We’ve got an orphaned hedgehog to take care of

Hetty the orphaned hedghog, who came to us for care!Here is an example of home education at its best. Last Friday I was coming up our drive when I saw a tiny hedgehog scuttling across the drive. It was 4pm and sunny. As hedgehogs are nocturnal I thought this a bit strange.

I found some chicken scraps from lunch and took them out. Well I have never seen such a tiny mouth move so fast without stopping! I’m sure this little creature ate half its body weight in chicken.

A plate of rain water later and it started to wander off.

It only got as far as the front door mat; plopped down on its side and started to go to sleep in the sun.

I did a quick google and realised we had a bit of an emergency on our hands.

Basically, a hedgehog ‘sunbathing’ in the daytime is not a good sign. It’s either orphaned, sick or had its nest disturbed.

I didn’t feel it was sick as it had a hearty appetite, no trouble shuffling around and no fleas or bad bits on its skin.

My sense was that its nest had been disturbed or it had been orphaned and was lost / confused.

I read up on the hedgehog preservation website that it needed a box with newspaper in and a hot water bottle to keep warm LOL! It was clearly looking for warmth, so this is what I did.
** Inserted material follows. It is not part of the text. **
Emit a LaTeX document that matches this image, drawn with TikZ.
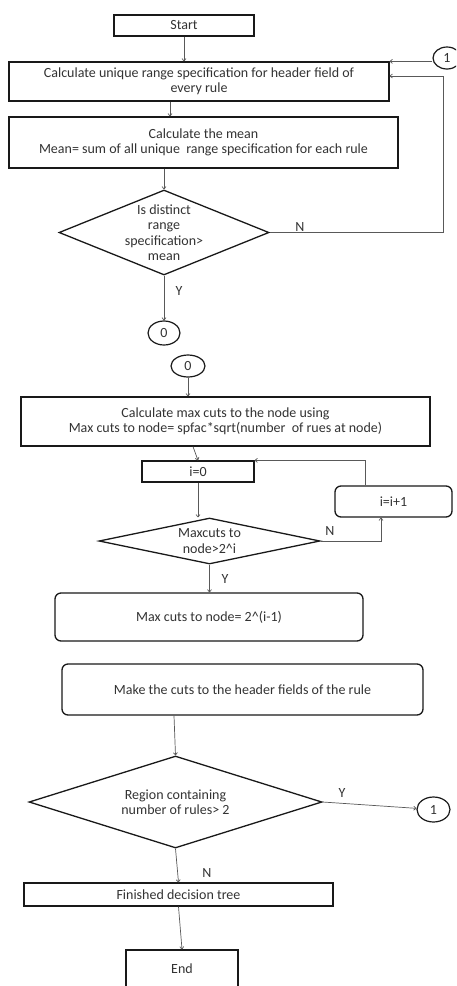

I then phoned a lady in the village who just happens to be a bit of a hedgehog Saint to ask her for advice.

I weighed our friend (Now called Hetty by the way) and found her to be just 5oz. Not good. By the end of the month, in order to survive, a hedgehog needs to be 1 – 1 1/2 lbs. So she was about a quarter of the weight she needed to survive 🙁

Now I’m not one to mess with nature, but she, I don’t know, seemed to come and find us. She clearly was so young because her spines were soft and she had no fear of us at all. She was totally trusting and allowed us to pick her up and coo over her.

So we bought her in, introduced her to the cat, they shared some chicken and now she’s curled up in her box. We’ve been advised to feed her up and then see if she shows any interest in going back outside. And if she doesn’t, well, I guess we have ourselves an unusual pet!

It’s a steep learning curve; finding out what they like to eat, how to take care of them and of course it’s excellent for Little Miss green as we mustn’t tame this hedgehog or treat it too well otherwise we will reduce its chances for survival.

It’s such an honour when one of Mother Nature’s creatures comes to us for help. 🙂

Have you ever been ‘adopted’ by an animal?


  1. Fr. Peter on October 7, 2008 at 11:31 am

    Wow, fantastic, and what a sensible animal to choose the Green household. I do so hope that all does well for you newly extended family!

  2. Quail By Mail on October 9, 2008 at 4:37 pm

    I’d love to have a hedgehog in my backyard to look after all these slugs and snails! I didn’t see my first live hedgehog until I’d been living in England 10 years! Lucky you!

  3. Mrs Green on October 26, 2008 at 3:07 pm

    Thank you both – If you read Hetty’s blog, you’ll see that she only survived a week with us 🙁
    And I learned that slugs are really bad for them, so they shouldn’t eat them anyway!